Caldwell’s hand lashes out by pure reflex, hitting the controls for the outer door. It starts to close, but she’s forgotten to raise the speed from level three to level ten. At the last moment, the tip of the baseball bat is thrust into the narrowing gap, where it wedges tight. The hydraulics whine, and the edge of the door bites deep into the metal of the bat, starts to slice it in two. But now, little hands come groping around the edges of the door, some of them reaching for Caldwell, most of them wrestling with the door to keep it from closing.

They can’t get to her. But they’re pulling at the door determinedly, shifting their position to allow more hands to get a grip, to add their efforts. Caldwell knows how strong that door is, so when she sees it start to open again, the sudden shock makes her body rebel against her will. She staggers back, fists coming up to her mouth as though she could hide behind them.

The painted face of the black-haired boy appears in the gap of the outer door. He fixes her with baleful, bloodshot eyes, telling her in wordless grimaces that this is personal now.

Which means he thinks of himself as a person.

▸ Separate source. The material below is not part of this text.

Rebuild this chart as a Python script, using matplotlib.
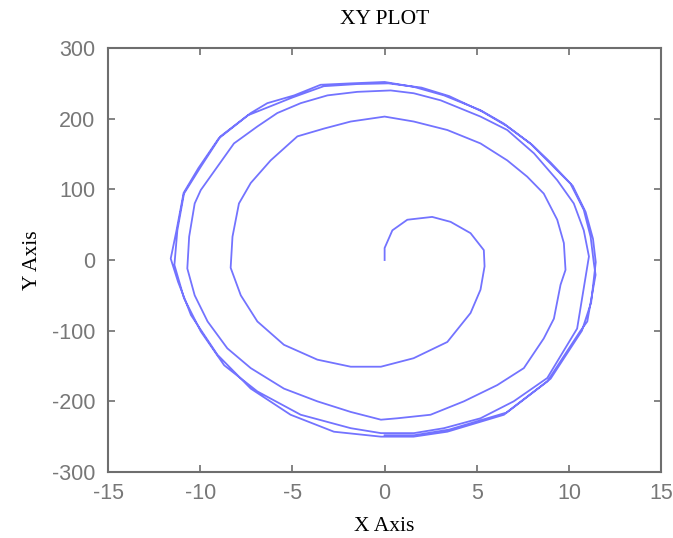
import matplotlib
matplotlib.use("Agg")
import matplotlib.pyplot as plt

plt.rcParams["axes.unicode_minus"] = False

# Trajectory points (x, y), clockwise spiral from the origin
turn1 = [(0.0, 0), (0.0, 17), (0.42, 42), (1.23, 57), (2.58, 61), (3.58, 54), (4.66, 38),
         (5.38, 14), (5.42, -9), (5.2, -42), (4.66, -75), (3.4, -116), (1.57, -139),
         (-0.2, -151), (-1.84, -151), (-3.65, -141), (-5.46, -120), (-6.9, -87),
         (-7.8, -50), (-8.35, -11), (-8.25, 33), (-7.9, 80), (-7.26, 109), (-6.18, 141),
         (-4.73, 175), (-3.29, 186), (-1.84, 196), (0.0, 203)]
turn2 = [(1.58, 196), (3.4, 184), (5.2, 165), (6.65, 141), (7.73, 118), (8.63, 94),
         (9.36, 57), (9.72, 24), (9.81, -14), (9.54, -35), (9.18, -83), (8.63, -111),
         (7.55, -153), (6.11, -177), (4.3, -200), (2.49, -219), (0.69, -224), (-0.2, -226),
         (-1.84, -215), (-3.65, -200), (-5.46, -182), (-7.26, -153), (-8.53, -125),
         (-9.6, -87), (-10.3, -50), (-10.7, -12), (-10.6, 33), (-10.3, 80), (-9.97, 99),
         (-9.07, 132), (-8.17, 165), (-6.9, 189), (-5.82, 208), (-4.55, 222), (-3.1, 233),
         (-1.48, 238), (0.33, 240)]
turn3 = [(1.58, 236), (3.04, 226), (5.2, 203), (6.65, 184), (8.1, 151), (9.36, 113),
         (10.26, 80), (10.8, 42), (11.08, 5), (10.8, -40), (10.44, -97), (8.82, -167),
         (7.0, -200), (5.2, -224), (3.22, -238), (1.59, -245), (-0.2, -245), (-1.84, -238),
         (-4.55, -219), (-6.9, -186), (-8.7, -149), (-9.97, -101), (-10.88, -54),
         (-11.4, -7), (-11.24, 42), (-10.88, 94), (-9.97, 132), (-8.9, 175), (-7.26, 208),
         (-6.36, 222), (-4.9, 233), (-3.47, 248), (-1.84, 250), (0.0, 252)]
turn4 = [(1.59, 245), (3.22, 233), (5.2, 212), (6.47, 193), (7.9, 165), (8.82, 141),
         (10.08, 108), (10.8, 71), (11.17, 33), (11.35, -5), (11.44, -21), (10.99, -87),
         (10.6, -101), (8.82, -172), (6.47, -219), (3.4, -243), (1.57, -250), (-0.2, -250),
         (-2.75, -243), (-5.1, -219), (-7.26, -182), (-9.07, -134), (-10.5, -78),
         (-11.2, -31), (-11.6, 2), (-11.3, 40), (-10.9, 95), (-10.1, 130), (-9.0, 172),
         (-7.4, 205), (-5.0, 230), (-3.3, 246), (-1.5, 249), (0.2, 250)]
turn5 = [(2.0, 244), (3.5, 232), (5.3, 210), (6.6, 190), (8.0, 163), (9.0, 138),
         (10.2, 105), (10.9, 68), (11.3, 30), (11.45, -3), (11.2, -60), (10.7, -100),
         (9.0, -168), (6.6, -216), (3.5, -240), (1.6, -248), (0.0, -248)]

title_text = "XY PLOT"
x_label = "X Axis"
y_label = "Y Axis"
x_ticks = [-15, -10, -5, 0, 5, 10, 15]
y_ticks = [-300, -200, -100, 0, 100, 200, 300]

points = turn1 + turn2 + turn3 + turn4 + turn5
xs = [p[0] for p in points]
ys = [p[1] for p in points]

fig = plt.figure(figsize=(6.73, 5.38), dpi=100)
ax = fig.add_axes([0.1605, 0.1227, 0.822, 0.788])
ax.plot(xs, ys, color="#0000ff", alpha=0.55, linewidth=1.3)
ax.set_xlim(-15, 15)
ax.set_ylim(-300, 300)
ax.set_xticks(x_ticks)
ax.set_yticks(y_ticks)
gray = "#6e6e6e"
ax.tick_params(direction="in", length=5, width=1.2, colors=gray, labelsize=15.5,
               top=True, right=True, labeltop=False, labelright=False)
ax.tick_params(axis="x", pad=8)
ax.tick_params(axis="y", pad=9)
for lab in ax.get_xticklabels() + ax.get_yticklabels():
    lab.set_fontfamily("Liberation Sans")
    lab.set_color("#777777")
for s in ax.spines.values():
    s.set_color(gray)
    s.set_linewidth(1.5)
ax.set_title(title_text, fontfamily="Liberation Serif", fontsize=15.5, pad=17)
ax.set_xlabel(x_label, fontfamily="Liberation Serif", fontsize=15.5, labelpad=9)
ax.set_ylabel(y_label, fontfamily="Liberation Serif", fontsize=15.5, labelpad=7)
fig.savefig("out.png", dpi=100)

Amazing.

Caldwell sprints for the cockpit, where she slams down two more levers, engaging wheels and weapons. She can’t operate both at once, of course. She’ll be lucky if she can remember how to drive this thing, on a few days’ training received two decades ago. For a terrifying moment, the entire console seems suddenly alien and meaningless. She has to drag her brain out of the adrenalin flood and back under her conscious control.

The button marked E. That comes first, and it’s right there, in the centre of the steering column. It stands for ELEVATE. Rosie’s chassis lifts itself eight inches higher off the road, hissing like a snake as the hydraulics kick in. Caldwell sees some of the hungries scatter, but the booming and banging from the midsection tells her that some of them are still at work there.

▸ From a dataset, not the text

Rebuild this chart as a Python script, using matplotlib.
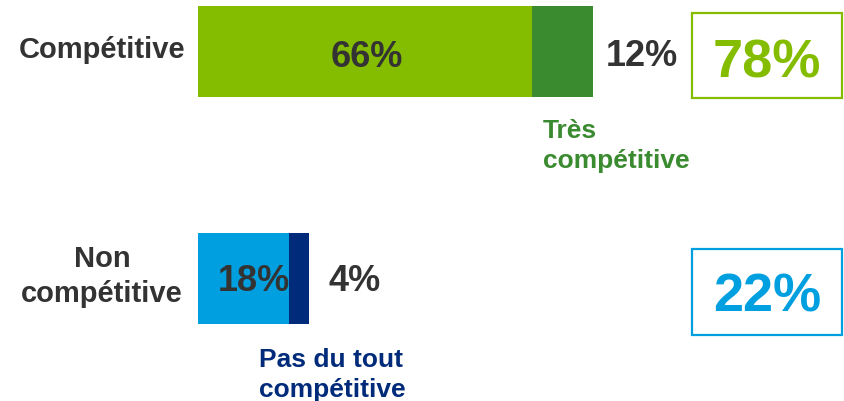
import matplotlib
matplotlib.use("Agg")
import matplotlib.pyplot as plt
from matplotlib.patches import Rectangle

# data
categories = ["Compétitive", "Non\ncompétitive"]
main_vals = [66, 18]
strong_vals = [12, 4]
strong_labels = ["Très\ncompétitive", "Pas du tout\ncompétitive"]
totals = [78, 22]

main_colors = ["#84BC00", "#009FDF"]
strong_colors = ["#3A8A30", "#002A7A"]
text_dark = "#333333"

plt.rcParams["font.family"] = ["Liberation Sans", "DejaVu Sans"]
plt.rcParams["font.weight"] = "bold"

W, H = 844, 402
fig = plt.figure(figsize=(W / 100, H / 100), dpi=100)

# bar axes: x in percent, y in pixel rows
px_per_pct = 5.06
x0 = 198
ax = fig.add_axes([0, 0, 1, 1])
ax.set_xlim(-x0 / px_per_pct, (W - x0) / px_per_pct)
ax.set_ylim(H, 0)
ax.axis("off")

bar_y = [52.5, 279.5]
bar_h = 91
ax.barh(bar_y, main_vals, height=bar_h, color=main_colors, linewidth=0)
ax.barh(bar_y, strong_vals, left=main_vals, height=bar_h, color=strong_colors, linewidth=0)

# overlay in pixel coords for labels and boxes
ov = fig.add_axes([0, 0, 1, 1])
ov.set_xlim(0, W)
ov.set_ylim(H, 0)
ov.axis("off")
ov.patch.set_alpha(0)

def lines(x, y, txt, step, **kw):
    for i, part in enumerate(txt.split("\n")):
        ov.text(x, y + i * step, part, va="baseline", **kw)

# left category labels
lines(102, 58, categories[0], 35, ha="center", fontsize=21, color=text_dark)
lines(102, 267, categories[1], 35, ha="center", fontsize=21, color=text_dark)

# values inside / next to bars
ov.text(367, 67, f"{main_vals[0]}%", ha="center", va="baseline", fontsize=26, color=text_dark)
ov.text(642, 66, f"{strong_vals[0]}%", ha="center", va="baseline", fontsize=26, color=text_dark)
ov.text(254, 291, f"{main_vals[1]}%", ha="center", va="baseline", fontsize=26, color=text_dark)
ov.text(355, 291, f"{strong_vals[1]}%", ha="center", va="baseline", fontsize=26, color=text_dark)

# sub labels
lines(543, 138, strong_labels[0], 30, ha="left", fontsize=19, color=strong_colors[0])
lines(259, 367, strong_labels[1], 30, ha="left", fontsize=19, color=strong_colors[1])

# total boxes
box_tops = [14, 250]
box_hs = [85, 86]
box_text_y = [77, 312]
for i in range(2):
    ov.add_patch(Rectangle((692, box_tops[i]), 150, box_hs[i], fill=False,
                           edgecolor=main_colors[i], linewidth=1.6))
    ov.text(767, box_text_y[i], f"{totals[i]}%", ha="center", va="baseline",
            fontsize=39, color=main_colors[i])

fig.savefig("out.png", dpi=100)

Panic twists her innards. She has to get out of here. She knows she might be bringing the enemy with her, but if she stays, she’s dog meat. They’ll get the outer door open eventually, and then the inner door will hold them for a few seconds at most.

Caldwell takes the steering column in her unresponsive hands, pushes hard forward and prays. The brakes disengage without being asked to. Rosie shakes herself like a dog and lurches into motion, so fast and so sudden that Caldwell is thrown backwards into the driving seat. Her hands slip partway off the grips and the behemoth slews across the road, punching into a lamp post and ripping it right out of the ground with a clang like the bell that signals the start of a boxing match.

Caldwell has to grip more tightly and pull hard to bring Rosie straight again. The pain makes her scream aloud, but she can barely hear the sound over the full-throated roar of the engines. She has no idea what’s happening at the midsection door, because the engine noise hides those sounds too. So she pushes harder, takes the column all the way to the top of its grooved channel. The street becomes a grey blur.

There’s another impact, then a third, but Caldwell is aware of them only as vibrations. Rosie has so much momentum now that she parts the world like water.

Figures in the street, briefly in front of her, then beside her, then gone. More hungries? One of them looked like Parks, but there’s no way of finding out without stopping, and she doesn’t want to do that. In fact, for the moment she doesn’t even remember how.

Some parts of the console, though, are starting to look a lot more familiar now. Caldwell realises that she doesn’t have to be blind. Rosie has cameras mounted along her entire length, most of which can be swivelled to look in any direction. She flicks them all on, and scans the left-hand feeds. One of them is dead-centred on the midsection door, where two hungries have managed to keep their grip on the moving juggernaut. One is the leader, his jacket whipping in Rosie’s slipstream like a flag. The other is the red-haired girl.